11/11/2025
There’s a difference between isolation and solitude.
If you’re a man with a partner, a family, or kids who look up to you, that difference matters more than you think.
Solitude is intentional.
It’s when you take time to get your head straight, to process the noise before it spills out sideways. It’s a reset. You step away so you can step back in with clarity, patience, and presence.
Solitude sharpens you.
It’s the quiet time where you reflect, recalibrate, and come back to your people better than before.
Isolation looks similar on the outside. However, it’s a completely different beast. Isolation is pulling away because you’re tired, frustrated, or running on empty.
It’s skipping conversations, zoning out when your partner’s talking, or being in the same room as your kids but miles away in your head.
It feels like self-protection, but it’s actually corrosion.
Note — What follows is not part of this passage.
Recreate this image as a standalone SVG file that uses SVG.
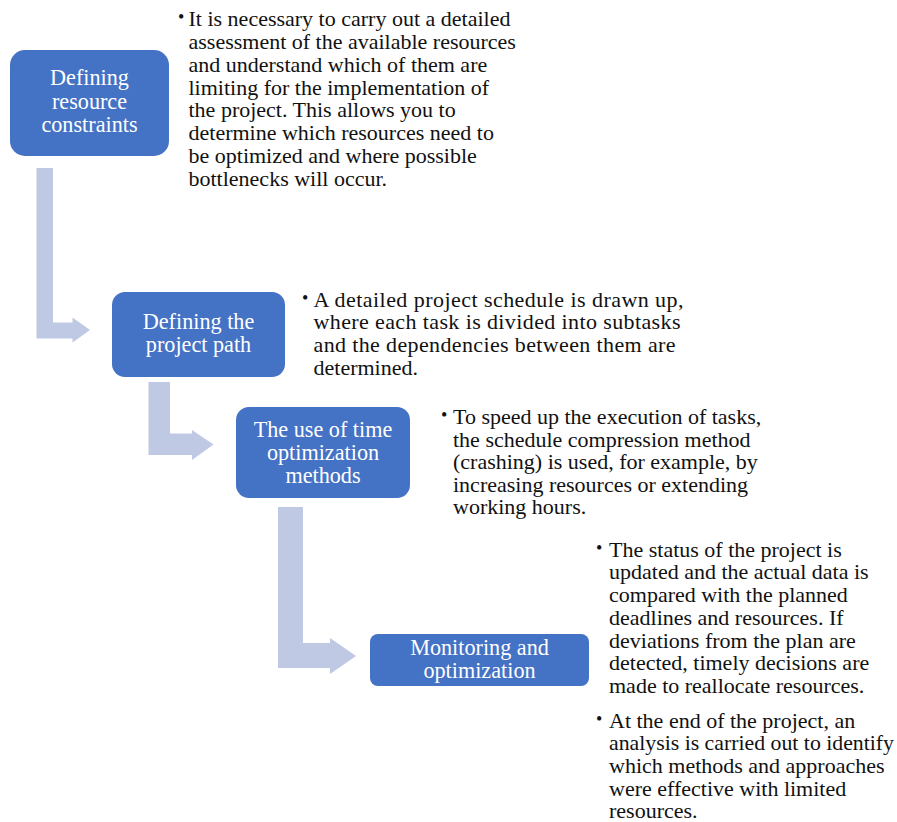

It slowly breaks the bridge between you and the people who matter most.
You’re not tired of living, you’re tired from not living.
You’re doing the grind without connection, from giving to everyone else but never refueling yourself. When that happens, your fuse gets shorter, your empathy fades, and the house starts feeling more like pressure than peace. That’s not weakness. It’s a sign you need solitude, not isolation.
So, take the time. Go for a walk. Listen to the music. Go train. Sit in the quiet. Write, breathe, think. That’s solitude.
Time to regroup and reset your compass. Then come back and show up. Listen to your partner, wrestle with your kids, eat dinner without the phone.
Solitude makes you stronger for them.
Isolation just makes you disappear from them.
Know the difference.
Your family feels it long before you say it.